Written task. Every line of the material is to be quoted verbatim, minus the pictures.

Supplied information.
((
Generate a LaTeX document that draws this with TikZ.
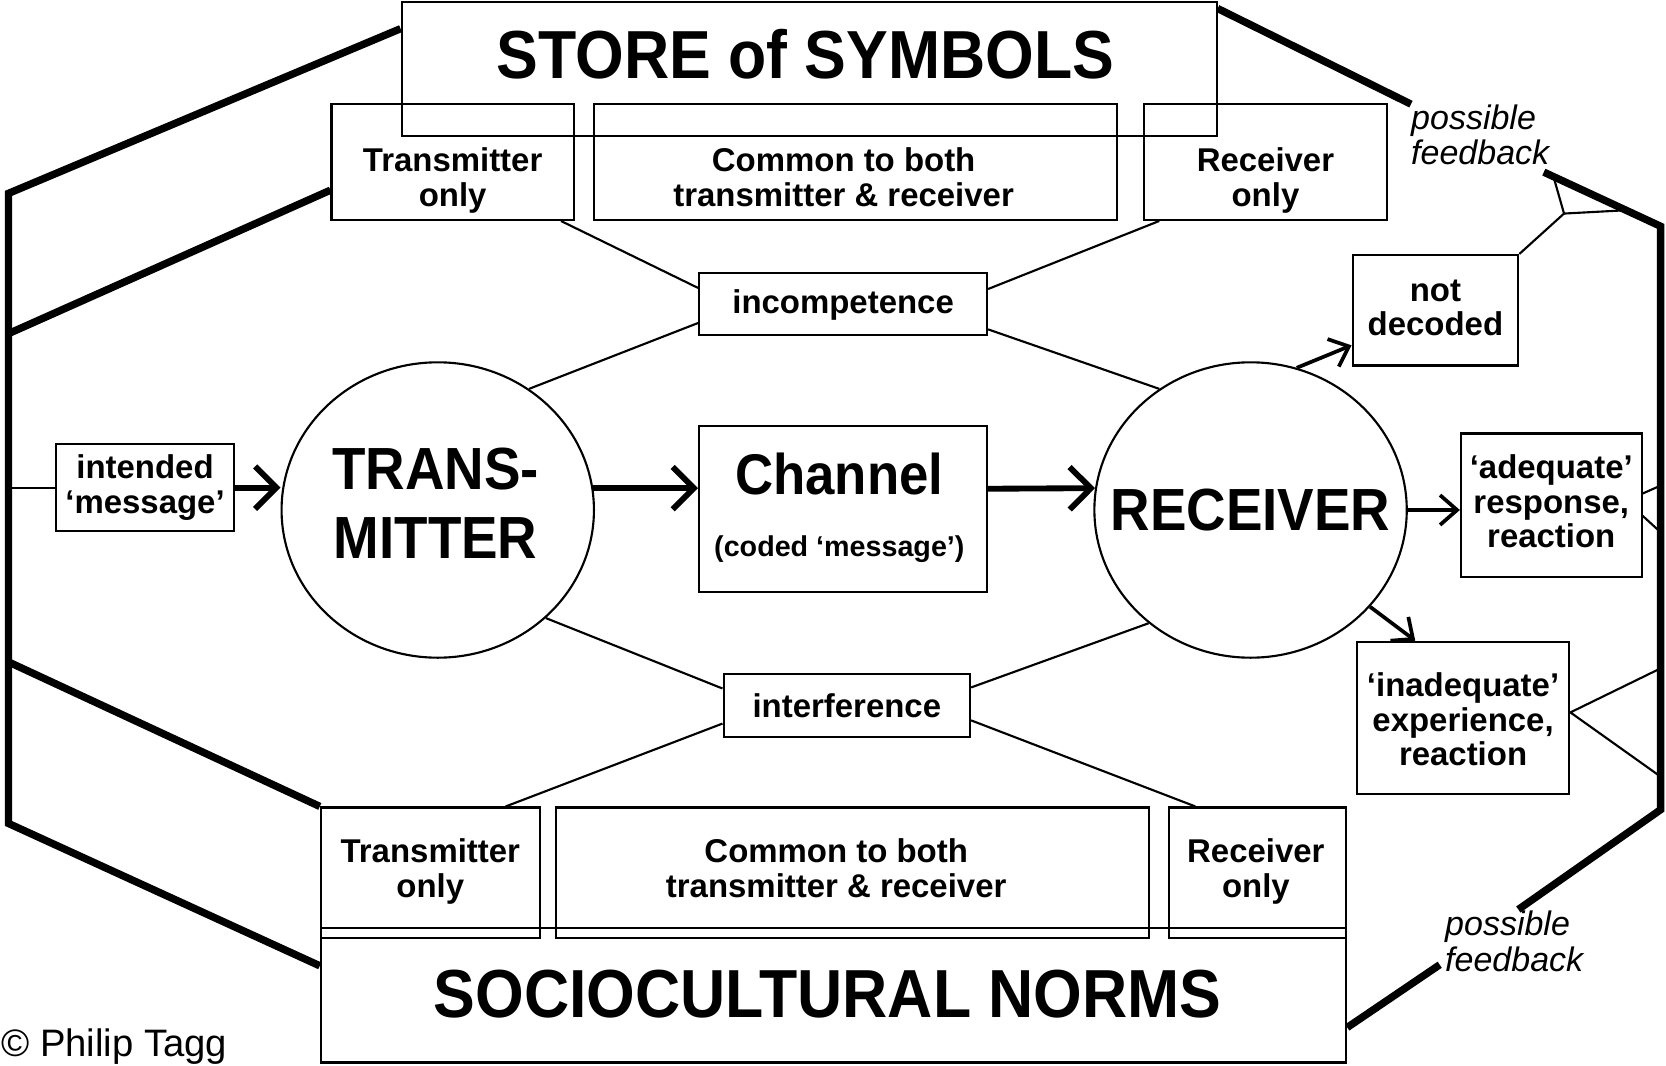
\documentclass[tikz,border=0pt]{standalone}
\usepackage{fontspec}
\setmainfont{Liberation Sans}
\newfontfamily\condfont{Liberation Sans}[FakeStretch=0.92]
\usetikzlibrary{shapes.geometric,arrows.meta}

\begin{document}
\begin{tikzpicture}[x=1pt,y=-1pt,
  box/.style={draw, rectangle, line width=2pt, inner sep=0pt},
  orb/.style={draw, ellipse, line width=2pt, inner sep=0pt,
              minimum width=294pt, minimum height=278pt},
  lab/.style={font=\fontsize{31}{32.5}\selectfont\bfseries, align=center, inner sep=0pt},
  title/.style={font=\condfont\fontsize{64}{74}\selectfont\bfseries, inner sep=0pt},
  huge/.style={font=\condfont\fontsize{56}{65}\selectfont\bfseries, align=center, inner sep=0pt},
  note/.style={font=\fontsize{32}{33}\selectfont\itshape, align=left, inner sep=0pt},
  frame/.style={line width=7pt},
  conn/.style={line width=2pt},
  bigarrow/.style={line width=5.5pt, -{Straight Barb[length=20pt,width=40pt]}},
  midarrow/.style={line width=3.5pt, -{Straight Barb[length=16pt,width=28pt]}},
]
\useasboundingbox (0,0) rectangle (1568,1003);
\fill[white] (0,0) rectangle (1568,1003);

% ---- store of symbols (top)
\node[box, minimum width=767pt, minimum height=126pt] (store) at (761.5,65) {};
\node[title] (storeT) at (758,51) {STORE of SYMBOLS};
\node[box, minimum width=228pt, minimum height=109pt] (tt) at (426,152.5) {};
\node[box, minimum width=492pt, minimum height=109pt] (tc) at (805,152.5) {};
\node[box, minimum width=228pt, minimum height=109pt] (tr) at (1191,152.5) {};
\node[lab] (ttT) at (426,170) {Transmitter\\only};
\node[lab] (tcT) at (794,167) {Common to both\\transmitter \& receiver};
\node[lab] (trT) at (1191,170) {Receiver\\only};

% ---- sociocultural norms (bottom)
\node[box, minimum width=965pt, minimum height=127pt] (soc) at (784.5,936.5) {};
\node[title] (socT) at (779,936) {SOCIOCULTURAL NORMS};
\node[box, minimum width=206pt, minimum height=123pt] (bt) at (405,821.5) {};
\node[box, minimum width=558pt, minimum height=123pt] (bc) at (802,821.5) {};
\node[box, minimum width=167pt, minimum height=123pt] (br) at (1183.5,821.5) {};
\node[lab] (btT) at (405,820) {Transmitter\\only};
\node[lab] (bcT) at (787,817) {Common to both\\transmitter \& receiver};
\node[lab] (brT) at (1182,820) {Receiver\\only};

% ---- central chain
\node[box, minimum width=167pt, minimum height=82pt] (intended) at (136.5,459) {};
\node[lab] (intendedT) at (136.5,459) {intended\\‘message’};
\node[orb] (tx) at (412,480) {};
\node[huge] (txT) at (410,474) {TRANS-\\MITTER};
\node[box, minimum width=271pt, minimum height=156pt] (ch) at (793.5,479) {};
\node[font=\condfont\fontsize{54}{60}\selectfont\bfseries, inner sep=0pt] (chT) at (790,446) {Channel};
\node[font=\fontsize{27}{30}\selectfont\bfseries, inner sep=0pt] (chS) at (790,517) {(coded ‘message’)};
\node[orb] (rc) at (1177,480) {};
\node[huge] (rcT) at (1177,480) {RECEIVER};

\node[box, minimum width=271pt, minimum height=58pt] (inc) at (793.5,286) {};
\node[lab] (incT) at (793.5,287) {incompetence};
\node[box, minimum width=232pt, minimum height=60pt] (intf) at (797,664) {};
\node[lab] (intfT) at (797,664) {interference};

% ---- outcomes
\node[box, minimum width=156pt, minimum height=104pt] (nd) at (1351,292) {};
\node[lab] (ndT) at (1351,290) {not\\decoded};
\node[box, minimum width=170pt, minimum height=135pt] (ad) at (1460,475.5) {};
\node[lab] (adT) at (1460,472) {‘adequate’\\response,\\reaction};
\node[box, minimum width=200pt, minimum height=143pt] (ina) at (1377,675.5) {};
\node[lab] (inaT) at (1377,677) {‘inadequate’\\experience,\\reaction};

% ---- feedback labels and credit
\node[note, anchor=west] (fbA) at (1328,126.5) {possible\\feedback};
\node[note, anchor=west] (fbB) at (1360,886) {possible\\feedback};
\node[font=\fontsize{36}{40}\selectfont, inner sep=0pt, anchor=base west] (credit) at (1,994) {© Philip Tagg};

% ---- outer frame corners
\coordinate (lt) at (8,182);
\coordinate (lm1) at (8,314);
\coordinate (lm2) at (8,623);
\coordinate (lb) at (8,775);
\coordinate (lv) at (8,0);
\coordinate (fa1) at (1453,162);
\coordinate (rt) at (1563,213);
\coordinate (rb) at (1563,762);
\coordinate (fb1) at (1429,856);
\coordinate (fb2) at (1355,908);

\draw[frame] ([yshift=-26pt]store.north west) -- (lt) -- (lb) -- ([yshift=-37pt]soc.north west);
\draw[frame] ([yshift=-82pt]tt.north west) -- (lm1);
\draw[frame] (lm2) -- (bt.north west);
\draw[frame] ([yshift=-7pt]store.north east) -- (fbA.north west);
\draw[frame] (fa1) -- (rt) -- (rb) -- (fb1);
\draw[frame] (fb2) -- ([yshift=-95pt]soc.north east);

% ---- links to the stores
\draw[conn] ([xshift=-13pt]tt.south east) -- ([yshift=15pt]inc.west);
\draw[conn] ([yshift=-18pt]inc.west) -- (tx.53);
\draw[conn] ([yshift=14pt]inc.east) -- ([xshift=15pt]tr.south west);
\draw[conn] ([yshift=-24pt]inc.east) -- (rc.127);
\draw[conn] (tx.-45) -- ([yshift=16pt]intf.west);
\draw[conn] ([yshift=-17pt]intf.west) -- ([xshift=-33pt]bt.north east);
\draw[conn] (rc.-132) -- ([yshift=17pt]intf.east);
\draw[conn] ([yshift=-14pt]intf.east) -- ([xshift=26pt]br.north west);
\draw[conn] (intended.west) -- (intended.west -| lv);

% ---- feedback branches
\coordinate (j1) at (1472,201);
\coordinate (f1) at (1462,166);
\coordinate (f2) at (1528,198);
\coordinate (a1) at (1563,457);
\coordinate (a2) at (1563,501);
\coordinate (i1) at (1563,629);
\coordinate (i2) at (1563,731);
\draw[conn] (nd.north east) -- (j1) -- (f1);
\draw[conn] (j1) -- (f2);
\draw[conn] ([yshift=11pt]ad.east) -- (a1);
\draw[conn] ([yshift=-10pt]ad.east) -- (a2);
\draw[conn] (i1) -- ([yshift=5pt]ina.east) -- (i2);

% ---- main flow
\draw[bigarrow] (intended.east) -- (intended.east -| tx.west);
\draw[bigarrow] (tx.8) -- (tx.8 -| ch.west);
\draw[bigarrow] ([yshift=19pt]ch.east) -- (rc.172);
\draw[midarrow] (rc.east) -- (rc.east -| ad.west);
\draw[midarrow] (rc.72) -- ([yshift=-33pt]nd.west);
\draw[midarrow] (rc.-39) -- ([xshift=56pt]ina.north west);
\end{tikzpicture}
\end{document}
))
Full response.
Generate a LaTeX document that draws this with TikZ.
\documentclass[tikz,border=0pt]{standalone}
\usepackage{fontspec}
\setmainfont{Liberation Sans}
\newfontfamily\condfont{Liberation Sans}[FakeStretch=0.92]
\usetikzlibrary{shapes.geometric,arrows.meta}

\begin{document}
\begin{tikzpicture}[x=1pt,y=-1pt,
  box/.style={draw, rectangle, line width=2pt, inner sep=0pt},
  orb/.style={draw, ellipse, line width=2pt, inner sep=0pt,
              minimum width=294pt, minimum height=278pt},
  lab/.style={font=\fontsize{31}{32.5}\selectfont\bfseries, align=center, inner sep=0pt},
  title/.style={font=\condfont\fontsize{64}{74}\selectfont\bfseries, inner sep=0pt},
  huge/.style={font=\condfont\fontsize{56}{65}\selectfont\bfseries, align=center, inner sep=0pt},
  note/.style={font=\fontsize{32}{33}\selectfont\itshape, align=left, inner sep=0pt},
  frame/.style={line width=7pt},
  conn/.style={line width=2pt},
  bigarrow/.style={line width=5.5pt, -{Straight Barb[length=20pt,width=40pt]}},
  midarrow/.style={line width=3.5pt, -{Straight Barb[length=16pt,width=28pt]}},
]
\useasboundingbox (0,0) rectangle (1568,1003);
\fill[white] (0,0) rectangle (1568,1003);

% ---- store of symbols (top)
\node[box, minimum width=767pt, minimum height=126pt] (store) at (761.5,65) {};
\node[title] (storeT) at (758,51) {STORE of SYMBOLS};
\node[box, minimum width=228pt, minimum height=109pt] (tt) at (426,152.5) {};
\node[box, minimum width=492pt, minimum height=109pt] (tc) at (805,152.5) {};
\node[box, minimum width=228pt, minimum height=109pt] (tr) at (1191,152.5) {};
\node[lab] (ttT) at (426,170) {Transmitter\\only};
\node[lab] (tcT) at (794,167) {Common to both\\transmitter \& receiver};
\node[lab] (trT) at (1191,170) {Receiver\\only};

% ---- sociocultural norms (bottom)
\node[box, minimum width=965pt, minimum height=127pt] (soc) at (784.5,936.5) {};
\node[title] (socT) at (779,936) {SOCIOCULTURAL NORMS};
\node[box, minimum width=206pt, minimum height=123pt] (bt) at (405,821.5) {};
\node[box, minimum width=558pt, minimum height=123pt] (bc) at (802,821.5) {};
\node[box, minimum width=167pt, minimum height=123pt] (br) at (1183.5,821.5) {};
\node[lab] (btT) at (405,820) {Transmitter\\only};
\node[lab] (bcT) at (787,817) {Common to both\\transmitter \& receiver};
\node[lab] (brT) at (1182,820) {Receiver\\only};

% ---- central chain
\node[box, minimum width=167pt, minimum height=82pt] (intended) at (136.5,459) {};
\node[lab] (intendedT) at (136.5,459) {intended\\‘message’};
\node[orb] (tx) at (412,480) {};
\node[huge] (txT) at (410,474) {TRANS-\\MITTER};
\node[box, minimum width=271pt, minimum height=156pt] (ch) at (793.5,479) {};
\node[font=\condfont\fontsize{54}{60}\selectfont\bfseries, inner sep=0pt] (chT) at (790,446) {Channel};
\node[font=\fontsize{27}{30}\selectfont\bfseries, inner sep=0pt] (chS) at (790,517) {(coded ‘message’)};
\node[orb] (rc) at (1177,480) {};
\node[huge] (rcT) at (1177,480) {RECEIVER};

\node[box, minimum width=271pt, minimum height=58pt] (inc) at (793.5,286) {};
\node[lab] (incT) at (793.5,287) {incompetence};
\node[box, minimum width=232pt, minimum height=60pt] (intf) at (797,664) {};
\node[lab] (intfT) at (797,664) {interference};

% ---- outcomes
\node[box, minimum width=156pt, minimum height=104pt] (nd) at (1351,292) {};
\node[lab] (ndT) at (1351,290) {not\\decoded};
\node[box, minimum width=170pt, minimum height=135pt] (ad) at (1460,475.5) {};
\node[lab] (adT) at (1460,472) {‘adequate’\\response,\\reaction};
\node[box, minimum width=200pt, minimum height=143pt] (ina) at (1377,675.5) {};
\node[lab] (inaT) at (1377,677) {‘inadequate’\\experience,\\reaction};

% ---- feedback labels and credit
\node[note, anchor=west] (fbA) at (1328,126.5) {possible\\feedback};
\node[note, anchor=west] (fbB) at (1360,886) {possible\\feedback};
\node[font=\fontsize{36}{40}\selectfont, inner sep=0pt, anchor=base west] (credit) at (1,994) {© Philip Tagg};

% ---- outer frame corners
\coordinate (lt) at (8,182);
\coordinate (lm1) at (8,314);
\coordinate (lm2) at (8,623);
\coordinate (lb) at (8,775);
\coordinate (lv) at (8,0);
\coordinate (fa1) at (1453,162);
\coordinate (rt) at (1563,213);
\coordinate (rb) at (1563,762);
\coordinate (fb1) at (1429,856);
\coordinate (fb2) at (1355,908);

\draw[frame] ([yshift=-26pt]store.north west) -- (lt) -- (lb) -- ([yshift=-37pt]soc.north west);
\draw[frame] ([yshift=-82pt]tt.north west) -- (lm1);
\draw[frame] (lm2) -- (bt.north west);
\draw[frame] ([yshift=-7pt]store.north east) -- (fbA.north west);
\draw[frame] (fa1) -- (rt) -- (rb) -- (fb1);
\draw[frame] (fb2) -- ([yshift=-95pt]soc.north east);

% ---- links to the stores
\draw[conn] ([xshift=-13pt]tt.south east) -- ([yshift=15pt]inc.west);
\draw[conn] ([yshift=-18pt]inc.west) -- (tx.53);
\draw[conn] ([yshift=14pt]inc.east) -- ([xshift=15pt]tr.south west);
\draw[conn] ([yshift=-24pt]inc.east) -- (rc.127);
\draw[conn] (tx.-45) -- ([yshift=16pt]intf.west);
\draw[conn] ([yshift=-17pt]intf.west) -- ([xshift=-33pt]bt.north east);
\draw[conn] (rc.-132) -- ([yshift=17pt]intf.east);
\draw[conn] ([yshift=-14pt]intf.east) -- ([xshift=26pt]br.north west);
\draw[conn] (intended.west) -- (intended.west -| lv);

% ---- feedback branches
\coordinate (j1) at (1472,201);
\coordinate (f1) at (1462,166);
\coordinate (f2) at (1528,198);
\coordinate (a1) at (1563,457);
\coordinate (a2) at (1563,501);
\coordinate (i1) at (1563,629);
\coordinate (i2) at (1563,731);
\draw[conn] (nd.north east) -- (j1) -- (f1);
\draw[conn] (j1) -- (f2);
\draw[conn] ([yshift=11pt]ad.east) -- (a1);
\draw[conn] ([yshift=-10pt]ad.east) -- (a2);
\draw[conn] (i1) -- ([yshift=5pt]ina.east) -- (i2);

% ---- main flow
\draw[bigarrow] (intended.east) -- (intended.east -| tx.west);
\draw[bigarrow] (tx.8) -- (tx.8 -| ch.west);
\draw[bigarrow] ([yshift=19pt]ch.east) -- (rc.172);
\draw[midarrow] (rc.east) -- (rc.east -| ad.west);
\draw[midarrow] (rc.72) -- ([yshift=-33pt]nd.west);
\draw[midarrow] (rc.-39) -- ([xshift=56pt]ina.north west);
\end{tikzpicture}
\end{document}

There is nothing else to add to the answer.